Skip the pictures and extract all of the lines exactly as written.
********************
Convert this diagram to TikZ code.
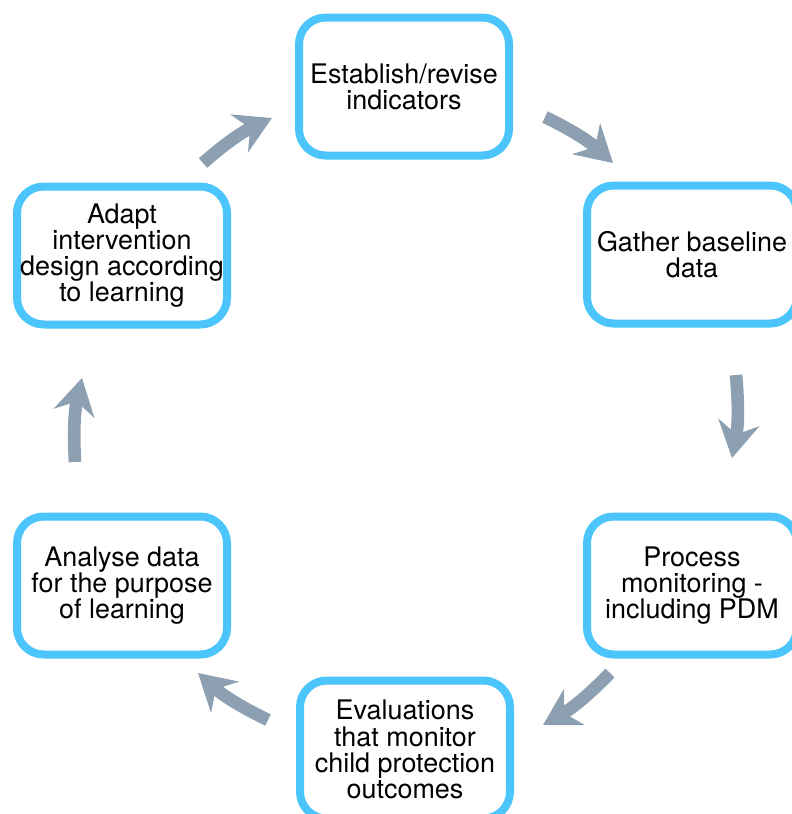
\documentclass[tikz,border=0pt]{standalone}
\usepackage{fontspec}
\setmainfont{TeX Gyre Heros}
\usepackage{tikz}
\usetikzlibrary{arrows.meta, positioning}
\definecolor{cycleblue}{RGB}{76,196,252}
\definecolor{arrowgrey}{RGB}{141,160,178}
\tikzset{
  stage/.style={rectangle, draw=cycleblue, fill=white, line width=6pt,
    minimum width=157.5pt, minimum height=103.5pt, align=center,
    rounded corners=20pt, font=\fontsize{20.2}{19.6}\selectfont, inner sep=2pt},
  cyc/.style={-{Stealth[length=27pt, width=31pt, inset=9pt]}, line width=9.5pt,
    arrowgrey, bend left=8},
}

\begin{document}
\begin{tikzpicture}[x=0.75pt, y=-0.75pt]
  \useasboundingbox (0,0) rectangle (792,814);
  \clip (0,0) rectangle (792,814);

  \node[stage] (estab) at (404,86.5) {Establish/revise\\indicators};
  \node[stage, below right=16.5pt and 52.5pt of estab] (gather) {Gather baseline\\data};
  \node[stage, below=138.75pt of gather] (process) {Process\\monitoring -\\including PDM};
  \node[stage, below left=13.5pt and 51.75pt of process] (eval) {Evaluations\\that monitor\\child protection\\outcomes};
  \node[stage, above left=13.5pt and 48.75pt of eval] (analyse) {Analyse data\\for the purpose\\of learning};
  \node[stage, above=138pt of analyse] (adapt) {Adapt\\intervention\\design according\\to learning};

  % arrow ends between the stages
  \coordinate (adapt-out) at (203,163);
  \coordinate (estab-in) at (272,118);
  \coordinate (estab-out) at (545,117);
  \coordinate (gather-in) at (613,163);
  \coordinate (gather-out) at (736,375);
  \coordinate (process-in) at (732,458);
  \coordinate (process-out) at (610,673);
  \coordinate (eval-in) at (543,725);
  \coordinate (eval-out) at (268,720);
  \coordinate (analyse-in) at (198,673);
  \coordinate (analyse-out) at (75,462);
  \coordinate (adapt-in) at (82,378);

  \draw[cyc] (adapt-out) to (estab-in);
  \draw[cyc] (estab-out) to (gather-in);
  \draw[cyc] (gather-out) to (process-in);
  \draw[cyc] (process-out) to (eval-in);
  \draw[cyc] (eval-out) to (analyse-in);
  \draw[cyc] (analyse-out) to (adapt-in);
\end{tikzpicture}
\end{document}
********************
__Reply__.
Convert this diagram to TikZ code.
\documentclass[tikz,border=0pt]{standalone}
\usepackage{fontspec}
\setmainfont{TeX Gyre Heros}
\usepackage{tikz}
\usetikzlibrary{arrows.meta, positioning}
\definecolor{cycleblue}{RGB}{76,196,252}
\definecolor{arrowgrey}{RGB}{141,160,178}
\tikzset{
  stage/.style={rectangle, draw=cycleblue, fill=white, line width=6pt,
    minimum width=157.5pt, minimum height=103.5pt, align=center,
    rounded corners=20pt, font=\fontsize{20.2}{19.6}\selectfont, inner sep=2pt},
  cyc/.style={-{Stealth[length=27pt, width=31pt, inset=9pt]}, line width=9.5pt,
    arrowgrey, bend left=8},
}

\begin{document}
\begin{tikzpicture}[x=0.75pt, y=-0.75pt]
  \useasboundingbox (0,0) rectangle (792,814);
  \clip (0,0) rectangle (792,814);

  \node[stage] (estab) at (404,86.5) {Establish/revise\\indicators};
  \node[stage, below right=16.5pt and 52.5pt of estab] (gather) {Gather baseline\\data};
  \node[stage, below=138.75pt of gather] (process) {Process\\monitoring -\\including PDM};
  \node[stage, below left=13.5pt and 51.75pt of process] (eval) {Evaluations\\that monitor\\child protection\\outcomes};
  \node[stage, above left=13.5pt and 48.75pt of eval] (analyse) {Analyse data\\for the purpose\\of learning};
  \node[stage, above=138pt of analyse] (adapt) {Adapt\\intervention\\design according\\to learning};

  % arrow ends between the stages
  \coordinate (adapt-out) at (203,163);
  \coordinate (estab-in) at (272,118);
  \coordinate (estab-out) at (545,117);
  \coordinate (gather-in) at (613,163);
  \coordinate (gather-out) at (736,375);
  \coordinate (process-in) at (732,458);
  \coordinate (process-out) at (610,673);
  \coordinate (eval-in) at (543,725);
  \coordinate (eval-out) at (268,720);
  \coordinate (analyse-in) at (198,673);
  \coordinate (analyse-out) at (75,462);
  \coordinate (adapt-in) at (82,378);

  \draw[cyc] (adapt-out) to (estab-in);
  \draw[cyc] (estab-out) to (gather-in);
  \draw[cyc] (gather-out) to (process-in);
  \draw[cyc] (process-out) to (eval-in);
  \draw[cyc] (eval-out) to (analyse-in);
  \draw[cyc] (analyse-out) to (adapt-in);
\end{tikzpicture}
\end{document}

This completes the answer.